* **Materials provided**
····················

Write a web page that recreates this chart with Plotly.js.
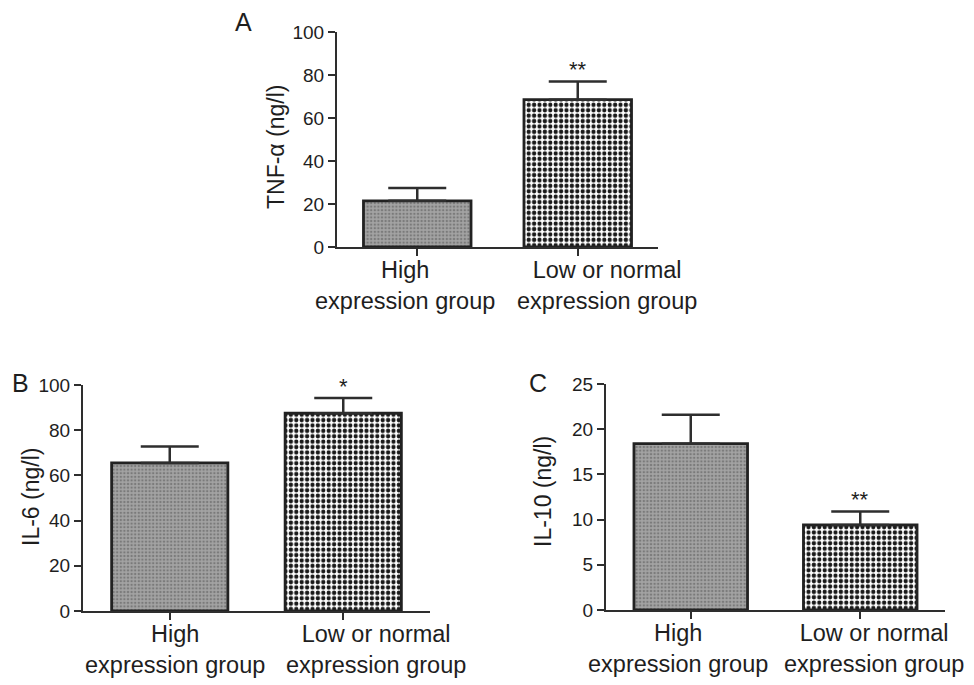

····················

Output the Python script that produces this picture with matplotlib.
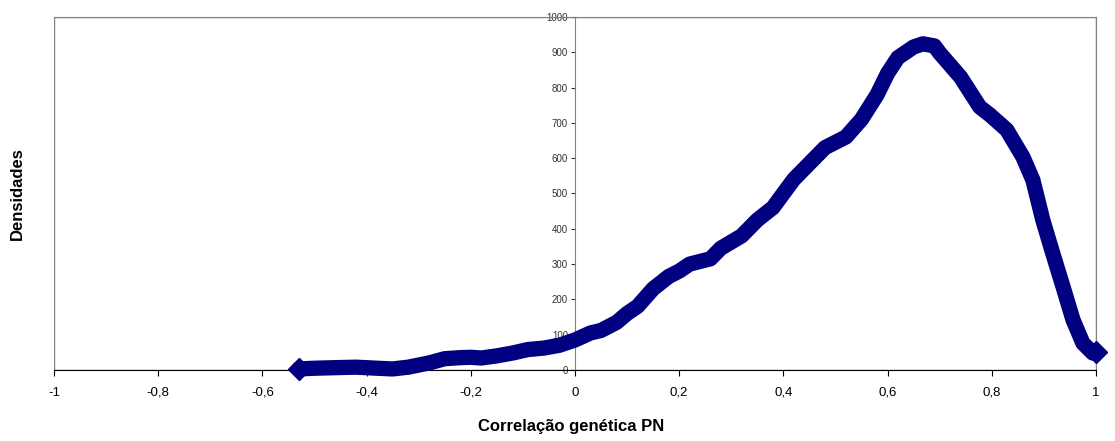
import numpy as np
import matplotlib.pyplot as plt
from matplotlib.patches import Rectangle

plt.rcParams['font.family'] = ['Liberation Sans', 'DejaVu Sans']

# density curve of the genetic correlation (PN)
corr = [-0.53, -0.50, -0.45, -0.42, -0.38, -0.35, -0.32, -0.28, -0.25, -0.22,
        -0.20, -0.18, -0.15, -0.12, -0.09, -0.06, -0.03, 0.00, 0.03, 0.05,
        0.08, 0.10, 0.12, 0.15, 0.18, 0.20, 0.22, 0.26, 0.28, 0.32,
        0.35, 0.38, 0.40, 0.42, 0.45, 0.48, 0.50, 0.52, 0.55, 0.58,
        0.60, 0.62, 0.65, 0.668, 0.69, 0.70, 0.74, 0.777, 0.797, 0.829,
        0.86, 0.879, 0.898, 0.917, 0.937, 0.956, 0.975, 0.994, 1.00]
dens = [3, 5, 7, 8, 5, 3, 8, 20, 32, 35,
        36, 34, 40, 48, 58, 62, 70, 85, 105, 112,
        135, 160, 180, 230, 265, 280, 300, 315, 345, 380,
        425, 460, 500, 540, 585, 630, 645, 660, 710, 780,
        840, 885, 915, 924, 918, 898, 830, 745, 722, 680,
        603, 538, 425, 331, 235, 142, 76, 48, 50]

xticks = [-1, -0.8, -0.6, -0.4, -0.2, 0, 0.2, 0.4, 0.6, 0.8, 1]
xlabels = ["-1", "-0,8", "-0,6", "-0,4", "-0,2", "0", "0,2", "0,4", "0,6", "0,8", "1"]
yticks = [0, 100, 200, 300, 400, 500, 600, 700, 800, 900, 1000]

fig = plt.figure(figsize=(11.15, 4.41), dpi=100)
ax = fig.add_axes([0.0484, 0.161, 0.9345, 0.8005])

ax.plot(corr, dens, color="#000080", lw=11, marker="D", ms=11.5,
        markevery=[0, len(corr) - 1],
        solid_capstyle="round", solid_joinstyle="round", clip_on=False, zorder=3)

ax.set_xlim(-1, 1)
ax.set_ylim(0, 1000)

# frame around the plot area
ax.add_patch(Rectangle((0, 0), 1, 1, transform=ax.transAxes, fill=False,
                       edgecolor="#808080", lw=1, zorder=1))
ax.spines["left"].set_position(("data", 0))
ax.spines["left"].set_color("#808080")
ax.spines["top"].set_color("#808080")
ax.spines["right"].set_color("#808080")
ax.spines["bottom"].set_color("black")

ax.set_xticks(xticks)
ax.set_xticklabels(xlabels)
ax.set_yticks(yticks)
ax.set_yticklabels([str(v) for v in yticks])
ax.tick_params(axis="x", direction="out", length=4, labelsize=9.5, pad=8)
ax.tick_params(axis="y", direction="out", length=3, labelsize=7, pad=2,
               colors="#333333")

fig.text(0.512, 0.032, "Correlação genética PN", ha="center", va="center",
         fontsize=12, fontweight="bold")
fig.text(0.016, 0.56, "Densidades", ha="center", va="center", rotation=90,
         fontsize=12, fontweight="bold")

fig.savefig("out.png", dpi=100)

····················

* **Given problem**
Retype only the lines above from the one with "Output the Python" through the one with "plt.rcParams['font.family'] = ['Liberation", exactly and with both ends. Images stay out.

* **Final answer**
Output the Python script that produces this picture with matplotlib.
import numpy as np
import matplotlib.pyplot as plt
from matplotlib.patches import Rectangle

plt.rcParams['font.family'] = ['Liberation Sans', 'DejaVu Sans']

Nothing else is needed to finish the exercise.